MGA CEO Healthcliff Farugia was convicted of colluding with Yorgen Fenech to conceal money laundering issues at the Portomaso Casino.  The breaches uncovered at the casino were kept hidden from the public. Farrugia resigned from his position after being charged. Yet that did little to repair the MGA’s reputation.

The latest developments will only reignite those international concerns about Malta and its MGA. The reasons for the Authority’s repeated failures and its terrible reputation couldn’t be clearer.

First, MGA is severely under-resourced. It can’t possibly handle the massive number of companies it should be regulating and the complex, high-volume global flows they generate.
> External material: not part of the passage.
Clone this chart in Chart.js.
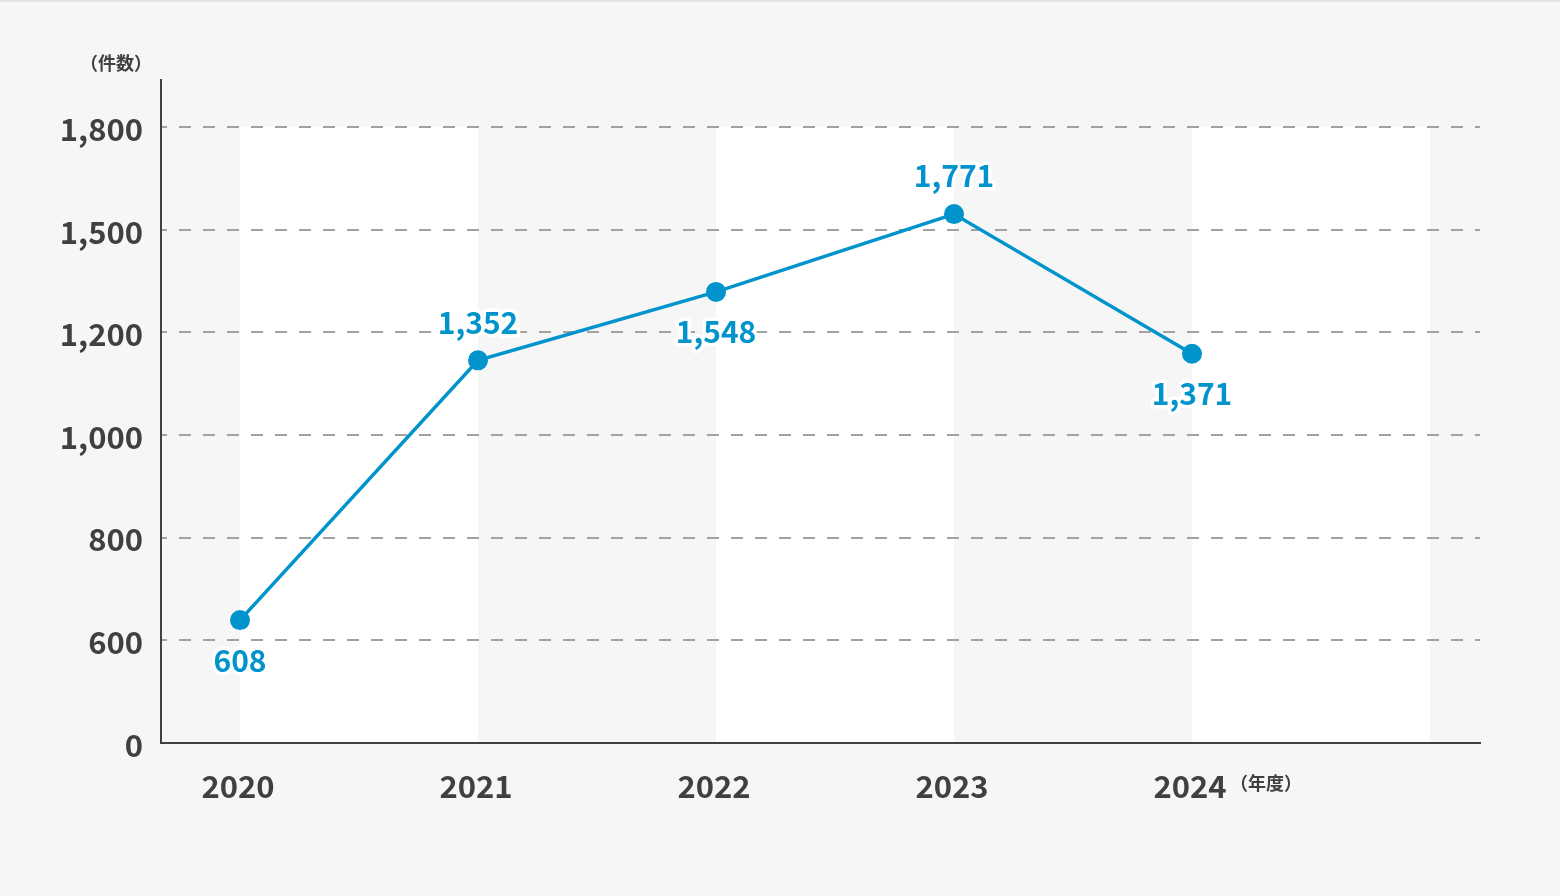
<!DOCTYPE html>
<html>
<head>
<meta charset="utf-8">
<script src="https://cdn.jsdelivr.net/npm/chart.js@4.4.1/dist/chart.umd.min.js"></script>
<style>
  html, body { margin: 0; padding: 0; background: #f6f6f6; }
  #wrap { width: 1560px; height: 896px; }
</style>
</head>
<body>
<div id="wrap"><canvas id="chart" width="1560" height="896"></canvas></div>
<script>
// data
let years = [2020, 2021, 2022, 2023, 2024];
let yearLabels = ["2020", "2021", "2022", "2023", "2024"];
let counts = [608, 1352, 1548, 1771, 1371];
let countLabels = ["608", "1,352", "1,548", "1,771", "1,371"];
let labelSide = ["below", "above", "below", "above", "below"];
let yTickLabels = ["0", "600", "800", "1,000", "1,200", "1,500", "1,800"];

// axis range (the printed y labels are not to scale, the points are)
let yMin = 256,
  yStep = 294,
  yMax = 2155;
let xMin = 2019.668,
  xMax = 2025.21;

let blue = "#0093cc";
let dark = "#404040";
let font = "'Noto Sans CJK JP', 'Noto Sans', sans-serif";

Chart.defaults.font.family = font;

// background + white column bands
let bands = {
  id: "bands",
  beforeDraw(chart) {
    let ctx = chart.ctx;
    let area = chart.chartArea;
    let x = chart.scales.x;
    let y = chart.scales.y;
    ctx.save();
    ctx.fillStyle = "#f6f6f6";
    ctx.fillRect(0, 0, chart.width, chart.height);
    ctx.fillStyle = "#e3e3e3";
    ctx.fillRect(0, 0, chart.width, 2);
    let top = y.getPixelForValue(yMin + yStep * (yTickLabels.length - 1));
    ctx.fillStyle = "#ffffff";
    for (let i = 0; i < years.length; i += 2) {
      let x0 = x.getPixelForValue(years[i]);
      let x1 = x.getPixelForValue(years[i] + 1);
      ctx.fillRect(x0, top, x1 - x0, area.bottom - top);
    }
    ctx.restore();
  }
};

// value labels with white halo
let pointLabels = {
  id: "pointLabels",
  afterDatasetsDraw(chart) {
    let ctx = chart.ctx;
    let meta = chart.getDatasetMeta(0);
    ctx.save();
    ctx.font = "bold 30px " + font;
    ctx.textAlign = "center";
    ctx.textBaseline = "middle";
    ctx.lineJoin = "round";
    meta.data.forEach(function(pt, i) {
      let ty = labelSide[i] === "above" ? pt.y - 38 : pt.y + 40;
      ctx.lineWidth = 7;
      ctx.strokeStyle = "#ffffff";
      ctx.strokeText(countLabels[i], pt.x, ty);
      ctx.fillStyle = blue;
      ctx.fillText(countLabels[i], pt.x, ty);
    });
    ctx.restore();
  }
};

// unit captions
let units = {
  id: "units",
  afterDraw(chart) {
    let ctx = chart.ctx;
    let area = chart.chartArea;
    let x = chart.scales.x;
    ctx.save();
    ctx.font = "bold 18px " + font;
    ctx.fillStyle = dark;
    ctx.textBaseline = "middle";
    ctx.textAlign = "right";
    ctx.fillText("（件数）", area.left - 9, area.top - 17);
    ctx.textAlign = "left";
    ctx.fillText("（年度）", x.getPixelForValue(years[years.length - 1]) + 38, area.bottom + 40);
    ctx.restore();
  }
};

let config = {
  type: "line",
  data: {
    datasets: [
      {
        data: years.map(function(yr, i) {
          return { x: yr, y: counts[i] };
        }),
        borderColor: blue,
        borderWidth: 3.5,
        pointRadius: 10,
        pointBackgroundColor: blue,
        pointBorderWidth: 0,
        pointHoverRadius: 10,
        fill: false,
        tension: 0
      }
    ]
  },
  options: {
    responsive: false,
    animation: false,
    devicePixelRatio: 1,
    events: [],
    layout: { padding: { top: 80, right: 80, bottom: 0, left: 0 } },
    plugins: { legend: { display: false }, tooltip: { enabled: false } },
    scales: {
      x: {
        type: "linear",
        min: xMin,
        max: xMax,
        afterBuildTicks: function(scale) {
          scale.ticks = years.map(function(v) {
            return { value: v };
          });
        },
        afterFit: function(scale) {
          scale.height = 153;
        },
        ticks: {
          autoSkip: false,
          maxRotation: 0,
          padding: 25,
          labelOffset: -2,
          color: dark,
          font: { size: 31, weight: "bold" },
          callback: function(v, i) {
            return yearLabels[i];
          }
        },
        grid: { display: false, drawTicks: false },
        border: { display: true, color: dark, width: 2 }
      },
      y: {
        type: "linear",
        min: yMin,
        max: yMax,
        afterBuildTicks: function(scale) {
          scale.ticks = yTickLabels.map(function(t, i) {
            return { value: yMin + i * yStep };
          });
        },
        afterFit: function(scale) {
          scale.width = 161;
        },
        ticks: {
          padding: 18,
          labelOffset: 2,
          color: dark,
          font: { size: 31, weight: "bold" },
          callback: function(v, i) {
            return yTickLabels[i];
          }
        },
        grid: {
          drawTicks: false,
          lineWidth: 2,
          color: function(c) {
            return c.index === 0 ? "rgba(0,0,0,0)" : "#a2a2a2";
          }
        },
        border: { display: true, color: dark, width: 2, dash: [12, 12], dashOffset: 7 }
      }
    }
  },
  plugins: [bands, pointLabels, units]
};

window.onload = function() {
  let ctx = document.getElementById("chart").getContext("2d");
  window.chart = new Chart(ctx, config);
};
</script>
</body>
</html>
Secondly, there is political and economic pressure to limit enforcement to avoid scaring companies away. Those pressures will only increase as the global financial climate deteriorates.

But the most worrying reason for the MGA’s deficiencies is Labour’s choice of key personnel at the Authority.

Labour appointed Charles Mizzi as MGA CEO despite having absolutely no experience in gaming. Mizzi served in communications for the 2015 Valletta Summit on Migration and at the Commonwealth Heads of Government meeting. He was then appointed Executive Director of Malta’s EU Council Presidency.  He then moved into the role of Communications Officer for Labour’s golden passport scheme.  For five years prior to his appointment at the MGA, he ran Malta’s residency programme by investment – Labour’s golden passport scheme 2.0.

Labour appointed as MGA Chair, Ryan Pace, a young, inexperienced lawyer who worked at Robert and Lydia Abela’s private legal firm. He was still in his 20s when Abela made him deputy chairman at MGA and just months later promoted him. In addition to his role at the MGA, Pace has some 11 other separate appointments with various government entities, drawing an income of at least €129,000.

He is a director at Arms Ltd, Gozo Heliport Ltd, Malta Government Investments Ltd, Malta Investment Mgt Co Ltd, and at the Malta Film Commission. No wonder the MGA is hacked.  How can Pace possibly focus on the MGA when he has so many other entities to deal with, in addition to running his private practice?

You’d think there might be other experienced professionals doing the real work at the MGA. Assisting the chairman and the CEO of the MGA is Lyndsey Gambin, the former ONE TV reporter and Konrad Mizzi’s former communications coordinator.  She sits on the MGA Audit Committee, which is responsible for ensuring good corporate governance and risk management.

Well, her ONE TV experience must have fully equipped her for the complex task of audit, internal controls and investigations into the recent MGA hacking.